Rector's Letter - Rev’d Jeremy Trew - November 2025
November is a month of great contrasts. It starts with two commemorations, both of which cause us to look back. The first, right at the start of the month, is the twin festivals of All Saints and All Souls, where we remember the saints of the church, and all those loved ones who have died and gone before us. The second is Remembrance Sunday, when we recall all who served and gave their lives in service in the wars of the past century and more.
The “saints” are not just those great saints who appear to us in stained glass and statuary, but that broader and truer meaning of the word: all who have trusted in God, that mixed bag of God’s people. The “souls” are all we have known and loved, both saints and sinners, whom we remember before God, and trust that nothing that is good can ever be lost. God’s idea of redemption is greater than ours, thankfully. And in “remembrance”, we recall the service given by others out of patriotic duty, out of political belief, as an act of faith, or, for the great majority, simply because they had to. Human motivation is rarely a precise thing, and great trust is required on our part that the service was given in a just cause.
Both of these commemorations cause us to look back on lives and events past. But they also cause us to look forward; both with the historical imperative that, if we do not learn from the past, we are doomed to repeat it; and, with the hope kindled by faith that this life, and the value we see in it, is not all there is, but that human life and meaning continues beyond the confines of the grave. That is the great hope of faith, certainly of the Christian faith; that we are loved and valued so much by God that God comes to us as we are and accepts us as we are, knowing what we were created to be.
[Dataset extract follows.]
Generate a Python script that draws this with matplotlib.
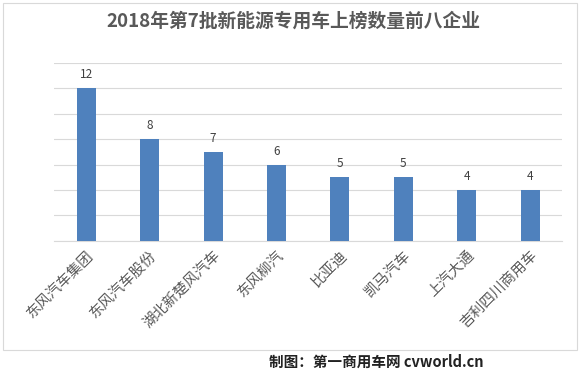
import matplotlib
matplotlib.use("Agg")
import matplotlib.pyplot as plt
from matplotlib.patches import Rectangle

plt.rcParams['font.family'] = ['Noto Sans CJK SC', 'DejaVu Sans']

# Data
companies = ["东风汽车集团", "东风汽车股份", "湖北新楚风汽车", "东风柳汽",
             "比亚迪", "凯马汽车", "上汽大通", "吉利四川商用车"]
counts = [12, 8, 7, 6, 5, 5, 4, 4]

fig = plt.figure(figsize=(5.86, 3.77), dpi=100)
fig.patch.set_facecolor("white")

# outer chart border
fig.add_artist(Rectangle((3 / 586, 1 - 350 / 377), 574 / 586, 347 / 377,
                         transform=fig.transFigure, fill=False,
                         edgecolor="#d9d9d9", linewidth=0.8))

ax = fig.add_axes([0.093, 0.361, 0.866, 0.472])
x = range(len(companies))
bars = ax.bar(x, counts, width=0.3, color="#4f81bd", zorder=3)

ax.set_ylim(0, 14)
ax.set_yticks(range(0, 15, 2))
ax.set_yticklabels([])
ax.tick_params(axis="y", length=0)
ax.set_xlim(-0.5, len(companies) - 0.5)
ax.grid(axis="y", color="#d9d9d9", linewidth=0.8, zorder=0)
for s in ["top", "right", "left"]:
    ax.spines[s].set_visible(False)
ax.spines["bottom"].set_color("#d9d9d9")

ax.set_xticks(list(x))
ax.set_xticklabels(companies, rotation=45, ha="right", rotation_mode="anchor",
                   fontsize=10.5, color="#595959")
ax.tick_params(axis="x", length=0, pad=5)

for b, v in zip(bars, counts):
    ax.text(b.get_x() + b.get_width() / 2, v + 0.55, str(v),
            ha="center", va="bottom", fontsize=8.5, color="#404040")

fig.text(0.5, 1 - 21 / 377, "2018年第7批新能源专用车上榜数量前八企业",
         ha="center", va="center", fontsize=13.5, fontweight="bold", color="#595959")

fig.text(376 / 586, 1 - 362 / 377, "制图：第一商用车网 cvworld.cn",
         ha="center", va="center", fontsize=10.5, fontweight="bold", color="#222222")

fig.savefig("out.png", dpi=100)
All of this leads us to the end of November, when we celebrate the beginning of Advent, that time of preparation for the celebration of Christmas and the unveiling of God’s most audacious and irreligious plot: to step down from the greatness and glory of whatever heaven may be like and to be born to peasant parents in an unruly backwater of the Roman Empire; to live a fully human life, and to accept the worst that humanity can do to a person, all born out of love. November takes us on a journey that moves us meaningfully towards Christmas. If we try to understand that journey, then we will truly be in a place to celebrate it.